**Supplied records:**
------------------------------------------------------------------------

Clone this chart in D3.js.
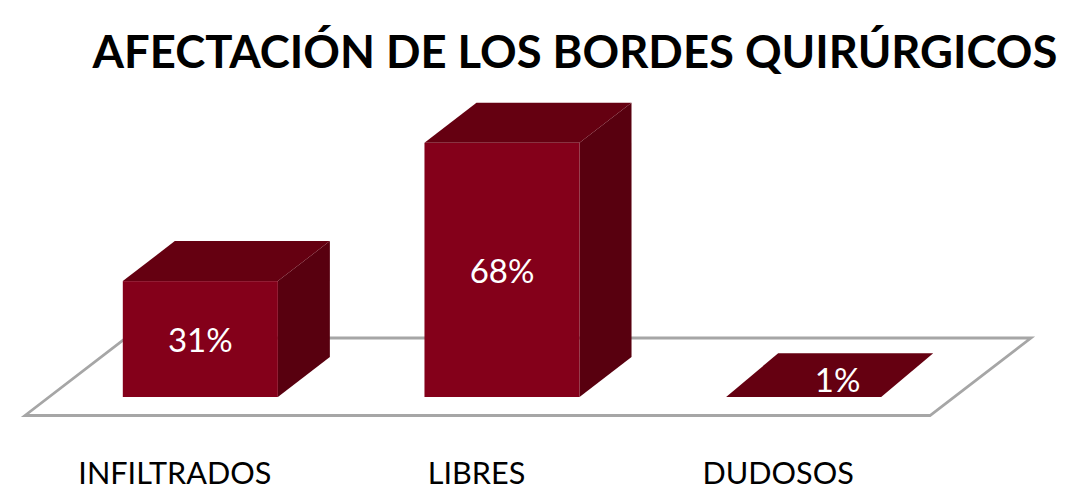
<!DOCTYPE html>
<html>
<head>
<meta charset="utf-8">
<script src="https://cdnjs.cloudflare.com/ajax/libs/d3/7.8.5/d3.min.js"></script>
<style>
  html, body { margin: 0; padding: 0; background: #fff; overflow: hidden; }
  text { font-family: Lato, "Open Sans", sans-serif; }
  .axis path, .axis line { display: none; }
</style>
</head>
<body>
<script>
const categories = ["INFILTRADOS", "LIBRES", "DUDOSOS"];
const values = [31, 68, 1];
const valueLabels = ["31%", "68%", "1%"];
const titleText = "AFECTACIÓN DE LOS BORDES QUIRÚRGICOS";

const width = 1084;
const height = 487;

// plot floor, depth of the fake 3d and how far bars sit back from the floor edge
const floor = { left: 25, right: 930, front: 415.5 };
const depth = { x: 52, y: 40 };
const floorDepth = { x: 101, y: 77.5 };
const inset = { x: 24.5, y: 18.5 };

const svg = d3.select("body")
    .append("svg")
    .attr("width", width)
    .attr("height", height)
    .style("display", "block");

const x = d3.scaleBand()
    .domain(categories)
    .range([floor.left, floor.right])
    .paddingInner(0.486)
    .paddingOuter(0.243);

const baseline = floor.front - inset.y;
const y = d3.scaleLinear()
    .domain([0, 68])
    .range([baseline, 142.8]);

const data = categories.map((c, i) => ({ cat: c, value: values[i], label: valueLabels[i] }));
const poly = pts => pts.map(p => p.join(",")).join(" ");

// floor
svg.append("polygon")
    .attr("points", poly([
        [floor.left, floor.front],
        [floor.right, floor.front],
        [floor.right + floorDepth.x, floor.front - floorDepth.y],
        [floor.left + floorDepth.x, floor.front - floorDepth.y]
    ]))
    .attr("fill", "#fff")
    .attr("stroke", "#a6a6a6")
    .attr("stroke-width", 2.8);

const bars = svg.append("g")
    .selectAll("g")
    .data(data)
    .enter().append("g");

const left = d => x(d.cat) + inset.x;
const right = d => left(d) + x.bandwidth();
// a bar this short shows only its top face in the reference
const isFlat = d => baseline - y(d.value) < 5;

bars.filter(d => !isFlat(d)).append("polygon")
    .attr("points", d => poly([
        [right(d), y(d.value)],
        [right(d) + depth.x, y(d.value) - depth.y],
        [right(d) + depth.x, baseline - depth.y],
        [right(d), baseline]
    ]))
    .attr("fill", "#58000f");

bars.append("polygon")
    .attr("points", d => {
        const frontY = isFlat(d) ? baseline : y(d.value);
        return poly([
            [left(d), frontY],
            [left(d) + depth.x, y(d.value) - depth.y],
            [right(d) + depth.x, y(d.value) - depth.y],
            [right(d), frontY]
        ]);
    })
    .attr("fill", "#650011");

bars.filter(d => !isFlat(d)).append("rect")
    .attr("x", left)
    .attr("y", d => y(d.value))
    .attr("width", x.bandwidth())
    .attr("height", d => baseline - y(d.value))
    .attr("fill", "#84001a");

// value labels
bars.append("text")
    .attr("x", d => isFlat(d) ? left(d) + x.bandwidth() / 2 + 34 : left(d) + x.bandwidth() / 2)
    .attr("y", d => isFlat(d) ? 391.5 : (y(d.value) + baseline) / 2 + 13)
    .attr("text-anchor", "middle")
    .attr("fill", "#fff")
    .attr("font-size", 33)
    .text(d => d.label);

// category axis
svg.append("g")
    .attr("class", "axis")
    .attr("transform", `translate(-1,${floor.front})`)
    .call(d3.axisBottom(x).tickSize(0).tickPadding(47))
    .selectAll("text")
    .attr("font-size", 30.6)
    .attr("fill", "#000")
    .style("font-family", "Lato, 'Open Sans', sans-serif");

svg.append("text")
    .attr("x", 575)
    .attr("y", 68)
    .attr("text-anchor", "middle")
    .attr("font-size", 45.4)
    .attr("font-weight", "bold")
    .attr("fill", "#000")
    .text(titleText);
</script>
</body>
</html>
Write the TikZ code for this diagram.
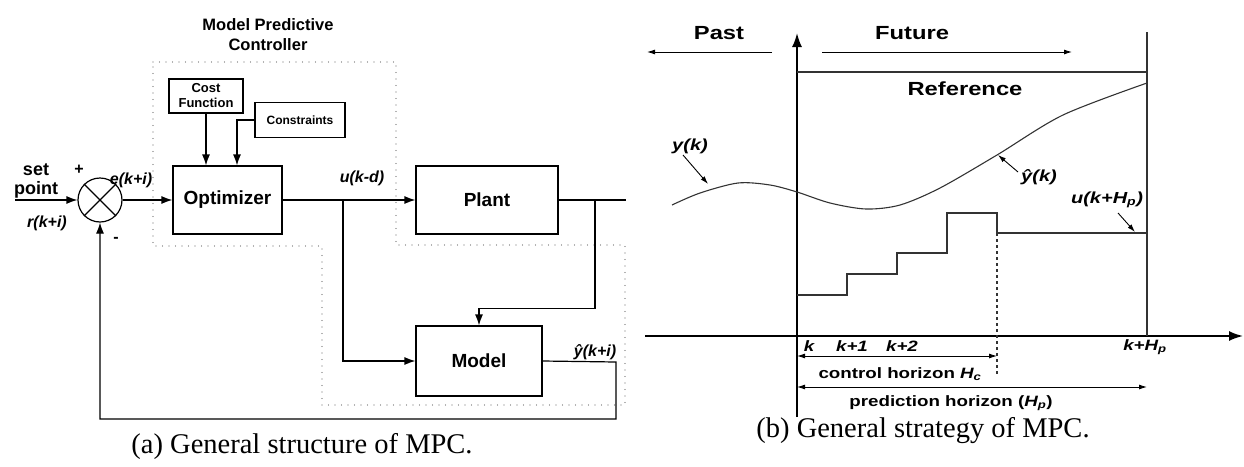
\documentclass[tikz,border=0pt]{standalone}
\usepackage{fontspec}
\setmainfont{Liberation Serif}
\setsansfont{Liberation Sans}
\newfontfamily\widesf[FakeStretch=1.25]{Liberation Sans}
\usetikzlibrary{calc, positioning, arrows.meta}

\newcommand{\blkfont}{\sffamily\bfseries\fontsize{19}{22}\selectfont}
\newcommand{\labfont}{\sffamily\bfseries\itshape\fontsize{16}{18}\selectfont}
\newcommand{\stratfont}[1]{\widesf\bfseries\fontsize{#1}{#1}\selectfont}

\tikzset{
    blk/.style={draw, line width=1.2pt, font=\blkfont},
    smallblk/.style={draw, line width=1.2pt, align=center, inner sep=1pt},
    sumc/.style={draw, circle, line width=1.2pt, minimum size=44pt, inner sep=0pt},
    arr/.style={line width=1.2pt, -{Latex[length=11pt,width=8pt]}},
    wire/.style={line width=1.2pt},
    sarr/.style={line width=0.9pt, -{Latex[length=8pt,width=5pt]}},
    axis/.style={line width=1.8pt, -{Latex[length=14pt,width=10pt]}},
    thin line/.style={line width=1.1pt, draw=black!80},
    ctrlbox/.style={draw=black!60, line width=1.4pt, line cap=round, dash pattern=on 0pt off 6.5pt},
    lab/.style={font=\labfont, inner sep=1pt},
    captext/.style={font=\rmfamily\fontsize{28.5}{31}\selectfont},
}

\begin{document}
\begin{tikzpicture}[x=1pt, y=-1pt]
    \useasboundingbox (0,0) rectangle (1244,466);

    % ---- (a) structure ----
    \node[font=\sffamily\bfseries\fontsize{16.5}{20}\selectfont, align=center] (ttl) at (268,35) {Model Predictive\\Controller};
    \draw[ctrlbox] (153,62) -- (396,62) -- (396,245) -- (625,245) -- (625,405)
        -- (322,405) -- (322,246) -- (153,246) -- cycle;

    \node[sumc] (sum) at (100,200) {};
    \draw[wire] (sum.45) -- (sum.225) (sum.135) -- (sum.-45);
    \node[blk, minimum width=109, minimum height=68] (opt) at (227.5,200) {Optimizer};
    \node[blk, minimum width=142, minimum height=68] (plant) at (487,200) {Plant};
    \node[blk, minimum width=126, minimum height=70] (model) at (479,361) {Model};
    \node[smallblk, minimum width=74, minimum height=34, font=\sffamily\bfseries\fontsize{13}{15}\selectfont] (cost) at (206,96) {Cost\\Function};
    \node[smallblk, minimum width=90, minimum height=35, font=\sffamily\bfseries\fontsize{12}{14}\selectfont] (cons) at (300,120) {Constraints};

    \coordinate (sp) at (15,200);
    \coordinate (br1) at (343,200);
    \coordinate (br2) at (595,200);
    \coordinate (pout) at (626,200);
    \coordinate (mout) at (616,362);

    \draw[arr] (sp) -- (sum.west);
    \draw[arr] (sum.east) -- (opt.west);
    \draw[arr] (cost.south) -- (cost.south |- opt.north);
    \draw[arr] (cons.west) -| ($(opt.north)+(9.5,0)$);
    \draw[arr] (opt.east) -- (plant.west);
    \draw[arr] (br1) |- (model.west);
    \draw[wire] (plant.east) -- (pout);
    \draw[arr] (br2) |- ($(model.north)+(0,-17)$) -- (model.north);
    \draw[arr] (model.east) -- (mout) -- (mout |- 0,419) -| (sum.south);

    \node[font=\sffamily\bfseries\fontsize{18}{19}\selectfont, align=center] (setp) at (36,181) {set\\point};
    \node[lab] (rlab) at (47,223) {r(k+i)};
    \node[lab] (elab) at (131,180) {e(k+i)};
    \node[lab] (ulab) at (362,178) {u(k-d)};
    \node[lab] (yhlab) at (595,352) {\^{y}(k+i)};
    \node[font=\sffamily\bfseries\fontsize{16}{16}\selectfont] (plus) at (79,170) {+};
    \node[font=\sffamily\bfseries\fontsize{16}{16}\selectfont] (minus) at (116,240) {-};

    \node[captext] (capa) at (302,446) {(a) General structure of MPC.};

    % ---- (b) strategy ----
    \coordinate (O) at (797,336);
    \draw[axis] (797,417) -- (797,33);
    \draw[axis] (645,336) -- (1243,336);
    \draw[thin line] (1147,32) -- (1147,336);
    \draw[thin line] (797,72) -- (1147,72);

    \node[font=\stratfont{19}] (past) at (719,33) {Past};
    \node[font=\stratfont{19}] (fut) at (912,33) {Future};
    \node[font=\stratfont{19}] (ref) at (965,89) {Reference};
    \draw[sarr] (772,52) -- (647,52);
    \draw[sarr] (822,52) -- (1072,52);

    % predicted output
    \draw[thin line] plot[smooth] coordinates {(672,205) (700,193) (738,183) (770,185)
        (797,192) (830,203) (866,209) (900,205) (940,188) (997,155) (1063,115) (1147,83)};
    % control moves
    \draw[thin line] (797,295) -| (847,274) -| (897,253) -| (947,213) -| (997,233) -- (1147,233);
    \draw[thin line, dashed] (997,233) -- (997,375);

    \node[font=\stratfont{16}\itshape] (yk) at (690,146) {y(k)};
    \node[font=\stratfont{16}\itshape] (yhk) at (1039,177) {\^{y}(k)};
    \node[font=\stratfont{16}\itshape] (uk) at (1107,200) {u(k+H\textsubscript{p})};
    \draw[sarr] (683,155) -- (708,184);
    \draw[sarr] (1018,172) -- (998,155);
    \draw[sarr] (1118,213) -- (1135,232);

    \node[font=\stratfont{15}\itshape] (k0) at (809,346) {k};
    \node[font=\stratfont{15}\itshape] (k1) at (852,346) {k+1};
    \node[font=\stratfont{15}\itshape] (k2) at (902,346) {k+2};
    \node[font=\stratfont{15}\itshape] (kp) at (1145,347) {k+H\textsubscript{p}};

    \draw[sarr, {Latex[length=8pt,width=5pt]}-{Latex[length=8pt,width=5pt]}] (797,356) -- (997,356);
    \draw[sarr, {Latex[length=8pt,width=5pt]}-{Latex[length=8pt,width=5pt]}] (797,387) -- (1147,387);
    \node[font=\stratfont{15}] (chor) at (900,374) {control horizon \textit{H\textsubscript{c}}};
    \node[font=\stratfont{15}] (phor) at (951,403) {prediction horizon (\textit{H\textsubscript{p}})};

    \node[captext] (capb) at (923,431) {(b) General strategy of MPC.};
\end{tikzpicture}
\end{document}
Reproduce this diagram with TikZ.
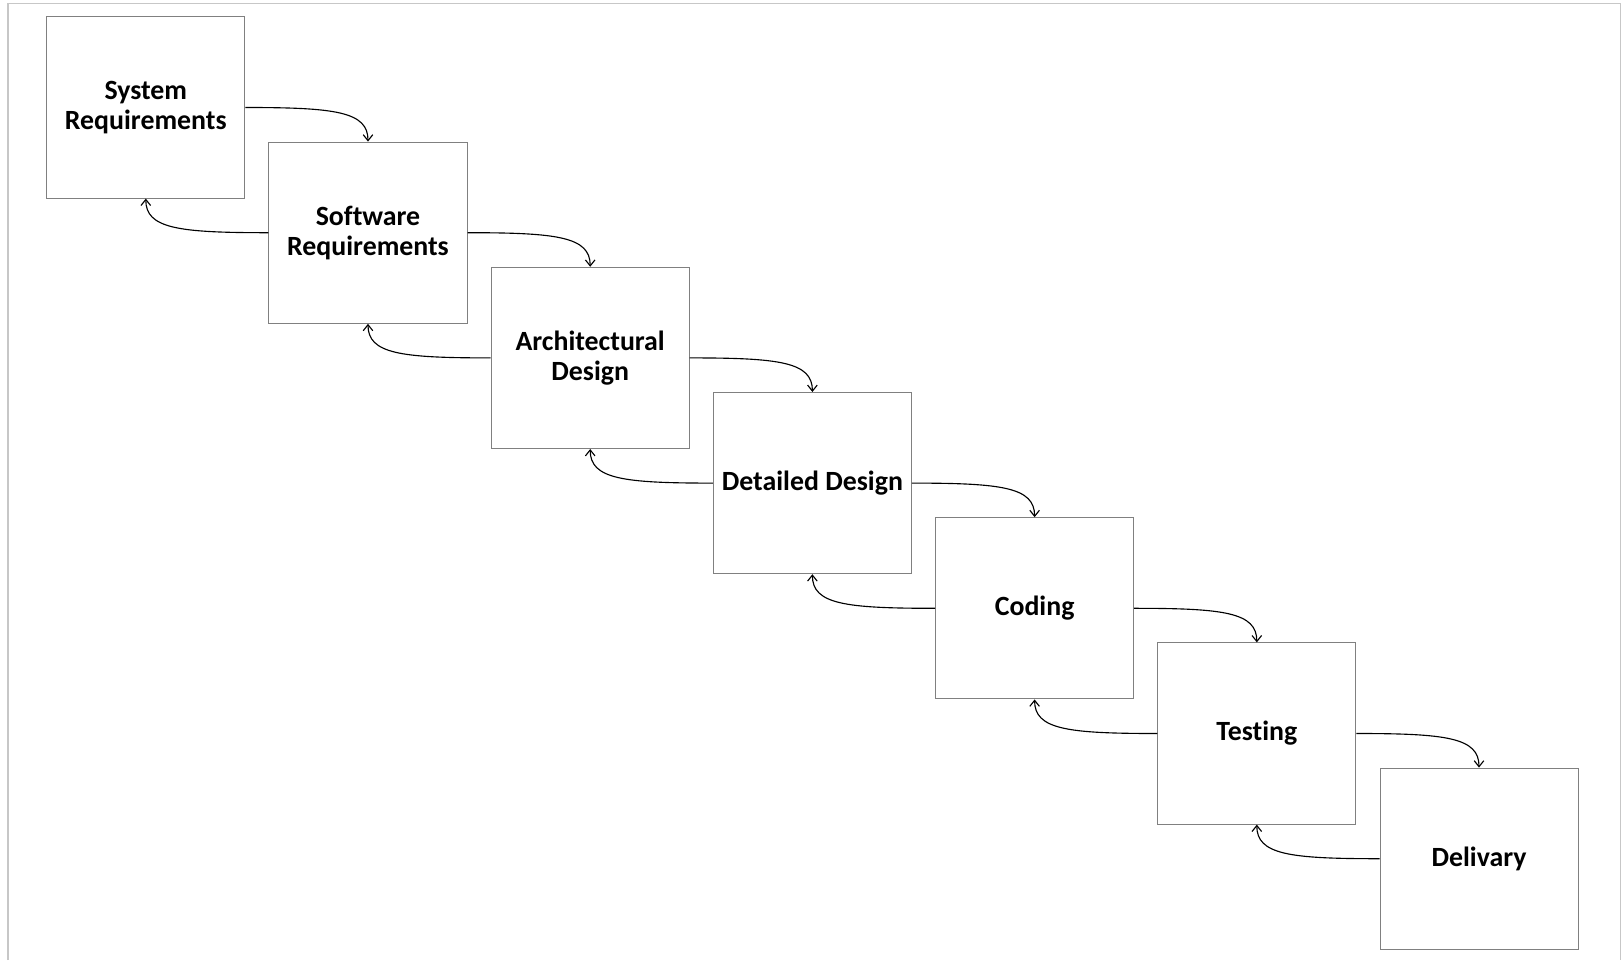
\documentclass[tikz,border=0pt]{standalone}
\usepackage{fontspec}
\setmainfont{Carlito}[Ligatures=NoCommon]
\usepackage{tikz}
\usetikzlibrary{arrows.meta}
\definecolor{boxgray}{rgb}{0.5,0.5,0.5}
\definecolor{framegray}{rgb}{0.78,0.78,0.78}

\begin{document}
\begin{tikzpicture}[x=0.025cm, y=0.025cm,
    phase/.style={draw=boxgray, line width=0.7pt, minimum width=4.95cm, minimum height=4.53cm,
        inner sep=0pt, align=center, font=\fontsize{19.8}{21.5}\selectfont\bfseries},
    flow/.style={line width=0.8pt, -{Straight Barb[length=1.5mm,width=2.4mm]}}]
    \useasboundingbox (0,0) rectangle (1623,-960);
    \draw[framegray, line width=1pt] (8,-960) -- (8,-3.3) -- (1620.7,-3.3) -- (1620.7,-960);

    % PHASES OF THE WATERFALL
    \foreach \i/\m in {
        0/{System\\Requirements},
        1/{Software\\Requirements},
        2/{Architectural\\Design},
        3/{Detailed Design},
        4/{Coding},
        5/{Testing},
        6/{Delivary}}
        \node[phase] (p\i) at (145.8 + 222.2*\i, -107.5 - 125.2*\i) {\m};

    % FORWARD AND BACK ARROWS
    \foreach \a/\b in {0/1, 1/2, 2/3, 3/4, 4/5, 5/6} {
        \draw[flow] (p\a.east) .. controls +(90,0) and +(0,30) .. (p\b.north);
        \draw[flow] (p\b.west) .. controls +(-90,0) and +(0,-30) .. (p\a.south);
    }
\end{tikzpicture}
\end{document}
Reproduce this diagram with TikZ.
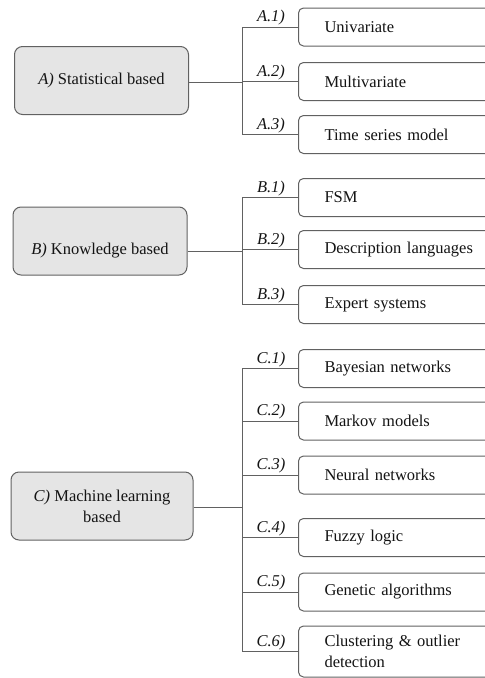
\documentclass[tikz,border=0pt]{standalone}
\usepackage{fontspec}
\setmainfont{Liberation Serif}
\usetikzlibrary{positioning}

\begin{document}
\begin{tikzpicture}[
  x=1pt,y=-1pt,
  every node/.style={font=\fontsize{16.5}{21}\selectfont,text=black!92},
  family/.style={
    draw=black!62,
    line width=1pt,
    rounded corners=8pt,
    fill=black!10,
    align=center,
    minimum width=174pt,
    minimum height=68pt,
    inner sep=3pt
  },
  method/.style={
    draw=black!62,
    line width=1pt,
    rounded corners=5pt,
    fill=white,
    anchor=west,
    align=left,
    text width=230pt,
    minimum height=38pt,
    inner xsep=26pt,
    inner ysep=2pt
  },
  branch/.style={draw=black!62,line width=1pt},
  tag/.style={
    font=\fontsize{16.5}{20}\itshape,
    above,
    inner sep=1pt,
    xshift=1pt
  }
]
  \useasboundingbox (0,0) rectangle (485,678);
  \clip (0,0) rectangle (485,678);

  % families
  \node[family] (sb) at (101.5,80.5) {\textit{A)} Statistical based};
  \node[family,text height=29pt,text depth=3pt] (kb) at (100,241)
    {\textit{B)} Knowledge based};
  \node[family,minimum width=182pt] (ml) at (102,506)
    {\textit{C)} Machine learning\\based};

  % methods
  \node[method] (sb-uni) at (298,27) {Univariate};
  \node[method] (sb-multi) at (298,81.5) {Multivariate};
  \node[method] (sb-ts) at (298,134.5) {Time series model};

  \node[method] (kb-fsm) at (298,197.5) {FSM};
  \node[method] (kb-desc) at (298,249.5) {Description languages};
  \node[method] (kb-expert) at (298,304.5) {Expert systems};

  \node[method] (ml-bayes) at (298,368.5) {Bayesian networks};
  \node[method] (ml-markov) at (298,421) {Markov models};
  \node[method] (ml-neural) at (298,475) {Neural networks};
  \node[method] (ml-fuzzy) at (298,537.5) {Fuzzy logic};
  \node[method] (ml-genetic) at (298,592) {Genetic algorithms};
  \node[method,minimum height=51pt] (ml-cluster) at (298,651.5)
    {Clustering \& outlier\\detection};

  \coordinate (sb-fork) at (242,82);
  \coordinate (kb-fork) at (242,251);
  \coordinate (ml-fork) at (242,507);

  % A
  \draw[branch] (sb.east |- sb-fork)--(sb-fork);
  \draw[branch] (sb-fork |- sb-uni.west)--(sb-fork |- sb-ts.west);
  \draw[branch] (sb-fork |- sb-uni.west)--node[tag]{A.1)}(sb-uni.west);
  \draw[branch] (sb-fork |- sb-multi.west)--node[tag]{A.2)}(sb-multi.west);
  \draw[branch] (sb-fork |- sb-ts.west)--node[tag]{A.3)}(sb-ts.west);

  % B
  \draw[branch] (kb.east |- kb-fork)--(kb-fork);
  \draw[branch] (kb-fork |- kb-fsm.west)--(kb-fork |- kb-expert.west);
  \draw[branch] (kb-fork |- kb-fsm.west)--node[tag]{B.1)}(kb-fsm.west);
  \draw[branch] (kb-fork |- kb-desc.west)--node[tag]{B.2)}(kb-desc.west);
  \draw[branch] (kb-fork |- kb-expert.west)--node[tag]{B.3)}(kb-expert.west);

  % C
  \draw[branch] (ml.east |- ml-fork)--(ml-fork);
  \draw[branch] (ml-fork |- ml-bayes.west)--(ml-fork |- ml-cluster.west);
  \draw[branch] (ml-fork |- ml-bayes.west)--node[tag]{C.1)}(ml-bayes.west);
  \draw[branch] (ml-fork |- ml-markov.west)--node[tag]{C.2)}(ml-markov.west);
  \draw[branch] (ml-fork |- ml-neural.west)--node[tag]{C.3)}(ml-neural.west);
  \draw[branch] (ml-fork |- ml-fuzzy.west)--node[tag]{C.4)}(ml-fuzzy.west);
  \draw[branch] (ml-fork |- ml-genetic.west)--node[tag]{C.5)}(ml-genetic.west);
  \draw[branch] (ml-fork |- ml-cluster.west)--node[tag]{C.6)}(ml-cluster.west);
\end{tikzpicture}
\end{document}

------------------------------------------------------------------------

**Set problem:** Repeat the listing above up to and including the line with "const poly = pts", starting from its first line. Drop any pictures.

**Answer in full:**
Clone this chart in D3.js.
<!DOCTYPE html>
<html>
<head>
<meta charset="utf-8">
<script src="https://cdnjs.cloudflare.com/ajax/libs/d3/7.8.5/d3.min.js"></script>
<style>
  html, body { margin: 0; padding: 0; background: #fff; overflow: hidden; }
  text { font-family: Lato, "Open Sans", sans-serif; }
  .axis path, .axis line { display: none; }
</style>
</head>
<body>
<script>
const categories = ["INFILTRADOS", "LIBRES", "DUDOSOS"];
const values = [31, 68, 1];
const valueLabels = ["31%", "68%", "1%"];
const titleText = "AFECTACIÓN DE LOS BORDES QUIRÚRGICOS";

const width = 1084;
const height = 487;

// plot floor, depth of the fake 3d and how far bars sit back from the floor edge
const floor = { left: 25, right: 930, front: 415.5 };
const depth = { x: 52, y: 40 };
const floorDepth = { x: 101, y: 77.5 };
const inset = { x: 24.5, y: 18.5 };

const svg = d3.select("body")
    .append("svg")
    .attr("width", width)
    .attr("height", height)
    .style("display", "block");

const x = d3.scaleBand()
    .domain(categories)
    .range([floor.left, floor.right])
    .paddingInner(0.486)
    .paddingOuter(0.243);

const baseline = floor.front - inset.y;
const y = d3.scaleLinear()
    .domain([0, 68])
    .range([baseline, 142.8]);

const data = categories.map((c, i) => ({ cat: c, value: values[i], label: valueLabels[i] }));
const poly = pts => pts.map(p => p.join(",")).join(" ");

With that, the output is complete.